Dr. Oladi’s concern was to use a model fitted to the “good” 1994 data to calculate crown cover for the “undamaged” 1995 data so that the predicted values could be compared with the actual observed values. The question arises: Is the model indeed valid? Does it predict the results for 1995 as it ought? This leads to questions of how one conducts formal statistical tests for the validity of such a model.
 

Research Question: 

Note that the purpose of the project was to be able to monitor change in crown cover without the necessity of making expensive ground measurements.
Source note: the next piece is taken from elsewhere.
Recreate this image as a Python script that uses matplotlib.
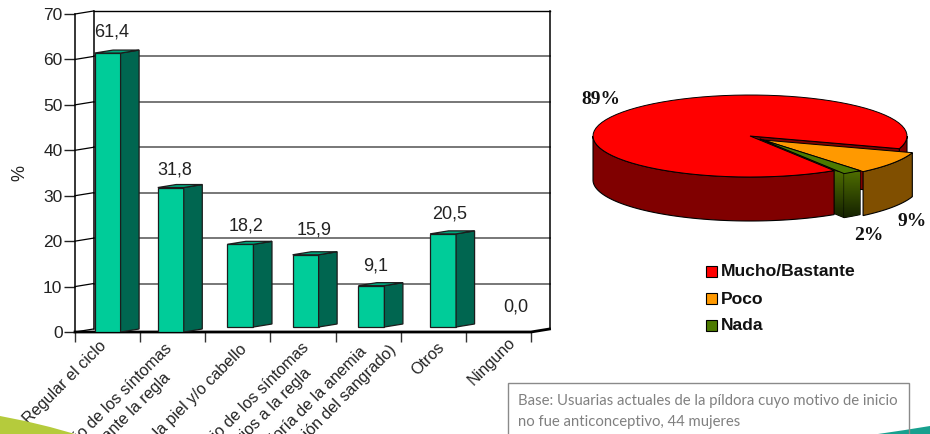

Therefore the auxiliary variables should not be used in the final model, since they would not be available in the real situation in which it is wished to apply the model.
 

Other questions to be addressed should include just how to model the phenomenon at hand. What are the problems and questionable aspects of the procedure? Are there any lurking perils? What role if any should the “poor” data from 1994 and the “damaged” data from 1995 play?
 

Variables: 

The 1994 data set as provided for this Case Study includes the variables:

  • cci - the observed “crown cover index”. This index is equal to the total crown cover in each sub-region, divided by the area of the sub-region, i.e. by 900 square metres.
  • bnd1, bnd2, bnd3, bnd4, bnd5, bnd7 - 6 of the 7 bands of remote sensing values, Band 6 was discarded and was not available to us.
  • quality - (“good” or “poor”)

and the following three “auxiliary” variables:

  • age - the age cohort
  • ht - the mean height of trees in the sub-region
  • dbh - diameter at breast height. Again a mean value over each sub-region. A large fraction of the observations of dbh are missing.

All missing values in the data sets are coded as NA.
 

Warning: There is an obvious data entry error for dbh in lines 254 to 288 of the 1995 data. Plotting ht agains dbh should reveal the error.